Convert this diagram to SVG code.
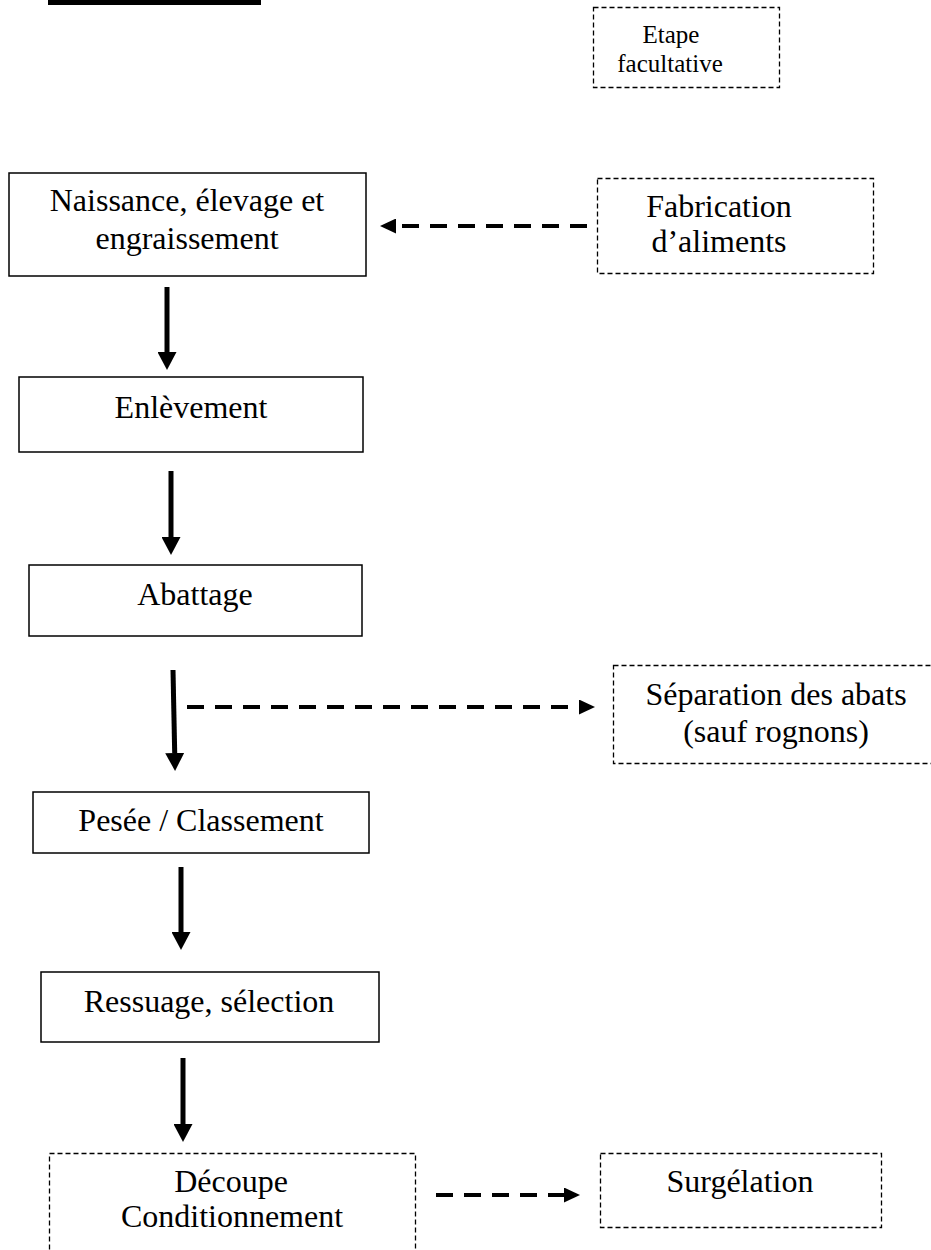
<svg xmlns="http://www.w3.org/2000/svg" width="931" height="1250" viewBox="0 0 931 1250">
<style>
  .box { fill: #ffffff; stroke: #000000; stroke-width: 1.5; }
  .opt { fill: #ffffff; stroke: #000000; stroke-width: 1.3; stroke-dasharray: 5 3; }
  .lbl { font-family: "Liberation Serif", "Times New Roman", serif; font-size: 32px; fill: #000000; text-anchor: middle; }
  .small { font-size: 25px; }
  .solid { stroke: #000000; stroke-width: 5; fill: none; }
  .dash { stroke: #000000; stroke-width: 4; fill: none; stroke-dasharray: 17 11; }
</style>
<defs>
  <marker id="headSolid" markerUnits="userSpaceOnUse" markerWidth="19" markerHeight="19" refX="0" refY="9.5" orient="auto">
    <path d="M0,0 L18,9.5 L0,19 z" fill="#000000"/>
  </marker>
  <marker id="headDash" markerUnits="userSpaceOnUse" markerWidth="16" markerHeight="15" refX="0" refY="7.5" orient="auto">
    <path d="M0,0 L16,7.5 L0,15 z" fill="#000000"/>
  </marker>
</defs>
<rect width="931" height="1250" fill="#ffffff"/>
<rect x="48" y="0" width="213" height="5" fill="#000000"/>

<g id="connectors">
  <line class="solid" x1="167" y1="287" x2="167" y2="352" marker-end="url(#headSolid)"/>
  <line class="solid" x1="171" y1="471" x2="171" y2="537" marker-end="url(#headSolid)"/>
  <line class="solid" x1="173" y1="670" x2="174.7" y2="753" marker-end="url(#headSolid)"/>
  <line class="solid" x1="181" y1="867" x2="181" y2="932" marker-end="url(#headSolid)"/>
  <line class="solid" x1="183" y1="1058" x2="183" y2="1124" marker-end="url(#headSolid)"/>
  <line class="dash" x1="587" y1="226" x2="396" y2="226" marker-end="url(#headDash)"/>
  <line class="dash" x1="187" y1="707" x2="579" y2="707" marker-end="url(#headDash)"/>
  <line class="dash" x1="436" y1="1195" x2="564" y2="1195" marker-end="url(#headDash)"/>
</g>

<g id="legend">
  <rect class="opt" x="593.5" y="7.5" width="186" height="80"/>
  <text class="lbl small" x="671" y="43">Etape</text>
  <text class="lbl small" x="670" y="72">facultative</text>
</g>

<g id="naissance">
  <rect class="box" x="9" y="173" width="357" height="103"/>
  <text class="lbl" x="187" y="211">Naissance, élevage et</text>
  <text class="lbl" x="187" y="249">engraissement</text>
</g>

<g id="fabrication">
  <rect class="opt" x="597.5" y="178.5" width="276" height="95"/>
  <text class="lbl" x="719" y="217">Fabrication</text>
  <text class="lbl" x="719" y="252">d’aliments</text>
</g>

<g id="enlevement">
  <rect class="box" x="19" y="377" width="344" height="75"/>
  <text class="lbl" x="191" y="418">Enlèvement</text>
</g>

<g id="abattage">
  <rect class="box" x="29" y="565" width="333" height="71"/>
  <text class="lbl" x="195" y="605">Abattage</text>
</g>

<g id="separation">
  <rect class="opt" x="613.5" y="665.5" width="332" height="98"/>
  <text class="lbl" x="776" y="705">Séparation des abats</text>
  <text class="lbl" x="776" y="742">(sauf rognons)</text>
</g>

<g id="pesee">
  <rect class="box" x="33" y="792" width="336" height="61"/>
  <text class="lbl" x="201" y="831">Pesée / Classement</text>
</g>

<g id="ressuage">
  <rect class="box" x="41" y="972" width="338" height="70"/>
  <text class="lbl" x="209" y="1012">Ressuage, sélection</text>
</g>

<g id="decoupe">
  <rect class="opt" x="49.5" y="1153.5" width="366" height="110"/>
  <text class="lbl" x="231" y="1192">Découpe</text>
  <text class="lbl" x="232" y="1227">Conditionnement</text>
</g>

<g id="surgelation">
  <rect class="opt" x="600.5" y="1153.5" width="281" height="74"/>
  <text class="lbl" x="740" y="1192">Surgélation</text>
</g>
</svg>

········

» **What you will do**
Transcribe all of the material exactly, leaving out whatever pictures it contains.

» **Response to this exercise**
Convert this diagram to SVG code.
<svg xmlns="http://www.w3.org/2000/svg" width="931" height="1250" viewBox="0 0 931 1250">
<style>
  .box { fill: #ffffff; stroke: #000000; stroke-width: 1.5; }
  .opt { fill: #ffffff; stroke: #000000; stroke-width: 1.3; stroke-dasharray: 5 3; }
  .lbl { font-family: "Liberation Serif", "Times New Roman", serif; font-size: 32px; fill: #000000; text-anchor: middle; }
  .small { font-size: 25px; }
  .solid { stroke: #000000; stroke-width: 5; fill: none; }
  .dash { stroke: #000000; stroke-width: 4; fill: none; stroke-dasharray: 17 11; }
</style>
<defs>
  <marker id="headSolid" markerUnits="userSpaceOnUse" markerWidth="19" markerHeight="19" refX="0" refY="9.5" orient="auto">
    <path d="M0,0 L18,9.5 L0,19 z" fill="#000000"/>
  </marker>
  <marker id="headDash" markerUnits="userSpaceOnUse" markerWidth="16" markerHeight="15" refX="0" refY="7.5" orient="auto">
    <path d="M0,0 L16,7.5 L0,15 z" fill="#000000"/>
  </marker>
</defs>
<rect width="931" height="1250" fill="#ffffff"/>
<rect x="48" y="0" width="213" height="5" fill="#000000"/>

<g id="connectors">
  <line class="solid" x1="167" y1="287" x2="167" y2="352" marker-end="url(#headSolid)"/>
  <line class="solid" x1="171" y1="471" x2="171" y2="537" marker-end="url(#headSolid)"/>
  <line class="solid" x1="173" y1="670" x2="174.7" y2="753" marker-end="url(#headSolid)"/>
  <line class="solid" x1="181" y1="867" x2="181" y2="932" marker-end="url(#headSolid)"/>
  <line class="solid" x1="183" y1="1058" x2="183" y2="1124" marker-end="url(#headSolid)"/>
  <line class="dash" x1="587" y1="226" x2="396" y2="226" marker-end="url(#headDash)"/>
  <line class="dash" x1="187" y1="707" x2="579" y2="707" marker-end="url(#headDash)"/>
  <line class="dash" x1="436" y1="1195" x2="564" y2="1195" marker-end="url(#headDash)"/>
</g>

<g id="legend">
  <rect class="opt" x="593.5" y="7.5" width="186" height="80"/>
  <text class="lbl small" x="671" y="43">Etape</text>
  <text class="lbl small" x="670" y="72">facultative</text>
</g>

<g id="naissance">
  <rect class="box" x="9" y="173" width="357" height="103"/>
  <text class="lbl" x="187" y="211">Naissance, élevage et</text>
  <text class="lbl" x="187" y="249">engraissement</text>
</g>

<g id="fabrication">
  <rect class="opt" x="597.5" y="178.5" width="276" height="95"/>
  <text class="lbl" x="719" y="217">Fabrication</text>
  <text class="lbl" x="719" y="252">d’aliments</text>
</g>

<g id="enlevement">
  <rect class="box" x="19" y="377" width="344" height="75"/>
  <text class="lbl" x="191" y="418">Enlèvement</text>
</g>

<g id="abattage">
  <rect class="box" x="29" y="565" width="333" height="71"/>
  <text class="lbl" x="195" y="605">Abattage</text>
</g>

<g id="separation">
  <rect class="opt" x="613.5" y="665.5" width="332" height="98"/>
  <text class="lbl" x="776" y="705">Séparation des abats</text>
  <text class="lbl" x="776" y="742">(sauf rognons)</text>
</g>

<g id="pesee">
  <rect class="box" x="33" y="792" width="336" height="61"/>
  <text class="lbl" x="201" y="831">Pesée / Classement</text>
</g>

<g id="ressuage">
  <rect class="box" x="41" y="972" width="338" height="70"/>
  <text class="lbl" x="209" y="1012">Ressuage, sélection</text>
</g>

<g id="decoupe">
  <rect class="opt" x="49.5" y="1153.5" width="366" height="110"/>
  <text class="lbl" x="231" y="1192">Découpe</text>
  <text class="lbl" x="232" y="1227">Conditionnement</text>
</g>

<g id="surgelation">
  <rect class="opt" x="600.5" y="1153.5" width="281" height="74"/>
  <text class="lbl" x="740" y="1192">Surgélation</text>
</g>
</svg>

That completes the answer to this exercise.